Proper installation ensures thermal coupling between cable and pipe while preventing damage to the heating element.

graph TB
    subgraph "Straight Run Installation"
        A[Clean Pipe Surface] --> B[Apply Aluminum Tape]
        B --> C[Position Cable Along Bottom]
        C --> D[Secure Every 12 inches]
        D --> E[Install Insulation]
    end

    subgraph "Valve/Flange Detail"
        F[Spiral Cable Around Body] --> G[Leave Clearance for Access]
        G --> H[Use Cable Ties]
        H --> I[Insulate Completely]
    end

    subgraph "Power Connection"
        J[Junction Box] --> K[Cold Tail Splice]
        K --> L[Ground Continuity]
        L --> M[GFCI Protection]
    end

    E --> F
    I --> J

Installation Configuration

The cable routing pattern affects heat transfer efficiency:

Straight Run

Position cable along bottom of horizontal pipes (6 o’clock position)
Maintains contact with coldest pipe section where condensation forms
Simplest installation requiring minimum cable length

Spiral Wrap

Helical pattern around pipe circumference
Used for high heat loss applications or process heating
Increases effective heat transfer area
Pitch typically 6-12 inches per wrap

Dual Cable

Two cables at 4 and 8 o’clock positions
Provides redundancy for critical services
Distributes heat more uniformly around circumference

NEC Compliance Requirements

Heat trace systems must comply with NEC Article 427 (Electric Heating Equipment for Pipelines and Vessels):

Ground Fault Protection: GFCI protection required for all circuits (427.22)
Disconnect Means: Readily accessible disconnect within sight (427.55)
Identification: Cables marked with voltage, wattage, and manufacturer (427.23)
Thermal Insulation: Suitable for maximum cable temperature (427.16)
Installation: Secured at intervals not exceeding manufacturer specifications
Controller: Temperature limiting device for constant wattage systems (427.56)

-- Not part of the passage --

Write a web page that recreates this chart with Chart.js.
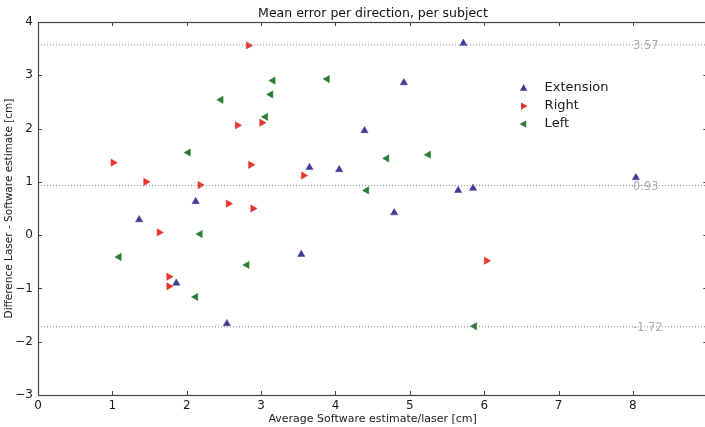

Energy Consumption Analysis

Heat trace represents a continuous electrical load during heating season. Energy analysis guides economic decisions.

Annual Operating Cost

$$C = P \times H \times R$$

Where:

$C$ = annual operating cost ($)
$P$ = installed power (kW)
$H$ = heating hours per year (hours)
$R$ = electricity rate ($/kWh)

Self-Regulating vs Constant Wattage Energy Use

Self-regulating cable typically consumes 20-40% less energy than constant wattage systems due to automatic output reduction as pipe temperature increases. For a 100-foot residential installation:

Constant Wattage (10 W/ft with thermostat)

Average power during operation: 700 W (70% duty cycle)
Annual consumption (3000 hours): 2,100 kWh
Annual cost at $0.12/kWh: $252

Self-Regulating (10 W/ft at 32°F)

Average power during operation: 450 W (auto-regulation)
Annual consumption (3000 hours): 1,350 kWh
Annual cost at $0.12/kWh: $162

The self-regulating system saves $90 annually in this scenario, often recovering its higher initial cost within 3-5 years.

Application Guidelines

Freeze Protection Applications

Standard freeze protection maintains pipes at 40-50°F minimum:

Exposed domestic water lines in crawl spaces
Outdoor hose bibs and yard hydrants
Lines in unheated garages or storage areas
Roof and gutter de-icing systems

Design Criteria:

Maintain temperature 8-10°F above freezing
Use self-regulating cable rated 3-5 W/ft
Install beneath minimum 1-inch pipe insulation
Provide power before first freeze event

Temperature Maintenance Applications

Process applications require sustained elevated temperatures:

Hot water recirculation alternative in long runs
Tempered water delivery systems
Chemical feed lines requiring viscosity control
Water treatment equipment freeze protection

Design Criteria:

Calculate heat loss at design ambient conditions
Select cable output with 30-50% safety margin
Use constant wattage with temperature controller for precision
Monitor and alarm critical systems

System Selection Matrix

Choose heat trace technology based on application requirements:

Self-Regulating: Freeze protection, general water pipes, difficult-to-control areas, energy-sensitive applications
Constant Wattage: Process heating, precise temperature control, long circuits, high ambient temperatures
Mineral Insulated: Industrial high-temperature applications, corrosive environments, mechanical protection required

Maintenance and Troubleshooting

Periodic inspection ensures continued operation and identifies failures before freeze events.

Annual Inspection Items:

Measure insulation resistance (megohmmeter test)
Verify GFCI operation under load
Check controller setpoints and limit switch function
Inspect cable for physical damage or insulation degradation
Confirm proper cable attachment to pipe surface
Review energy consumption trends for anomalies

Common Failure Modes:

Ground fault from moisture infiltration (most common)
Open circuit from physical damage during maintenance
Controller malfunction preventing energization
Inadequate insulation allowing excessive heat loss
Power supply interruption or circuit breaker trip

Properly designed and installed heat trace systems provide reliable freeze protection with minimal maintenance over 15-20 year service life.